Казакову несносна заданность. Может быть, он и «Звон брегета» представил на обсуждение на семинаре в Малеевке, чтобы не согласиться с общей разверсткой «на современную тему». Не знаю... Рассказ был подвергнут жестокой обструкции; даже рьяным поклонникам Казакова нечем было крыть: все только и делают, что клянутся в верности современности, как законной жене, а тут вдруг Петербург, первая половина XIX века, изысканно-архаический стиль... Именно за это и схлопотал Казаков себе на голову «московского сноба» с высокой трибуны, многие другие вины и кары.

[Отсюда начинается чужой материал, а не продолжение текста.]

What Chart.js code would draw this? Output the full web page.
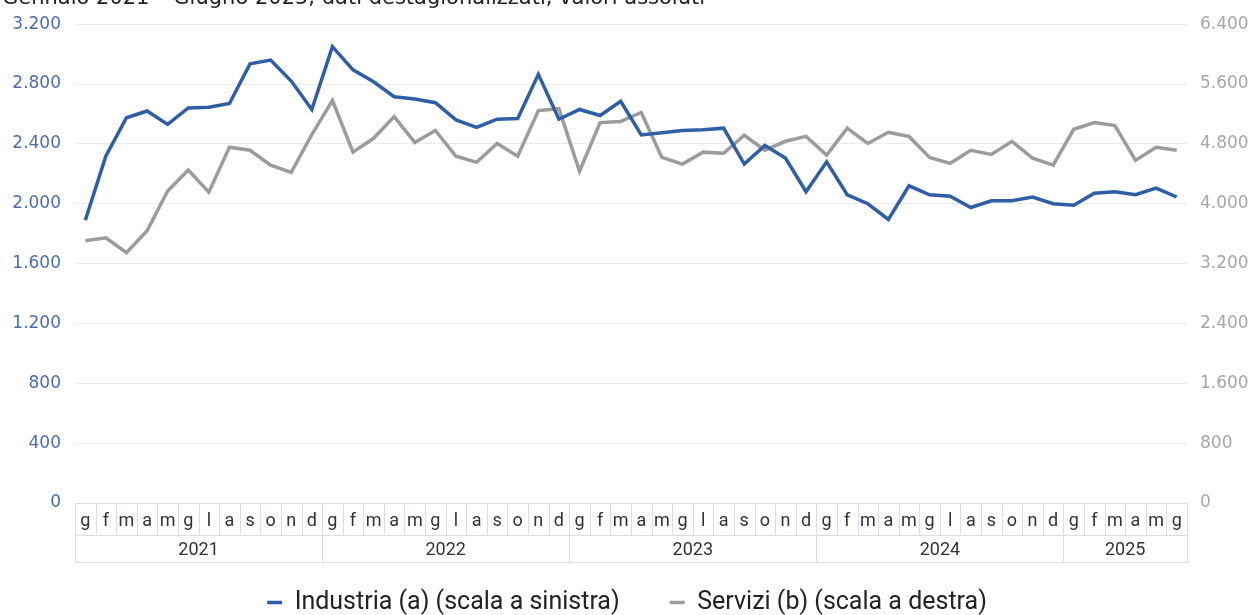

Что умел Юра, так это «испортить себе жизнь».

Мотив «самоедства художника» вообще очень свойствен ему; об этом — о «самоедстве», о капризной и роковой неуживчивости неустоявшегося таланта «на общем уровне» — рассказ Казакова «Адам и Ева», самый, может быть, «автопортретный», безвыходно-мрачный по колориту и с пульсирующей внутри, жизнетворящей, как кровь, верой в непобедимую красоту жизни...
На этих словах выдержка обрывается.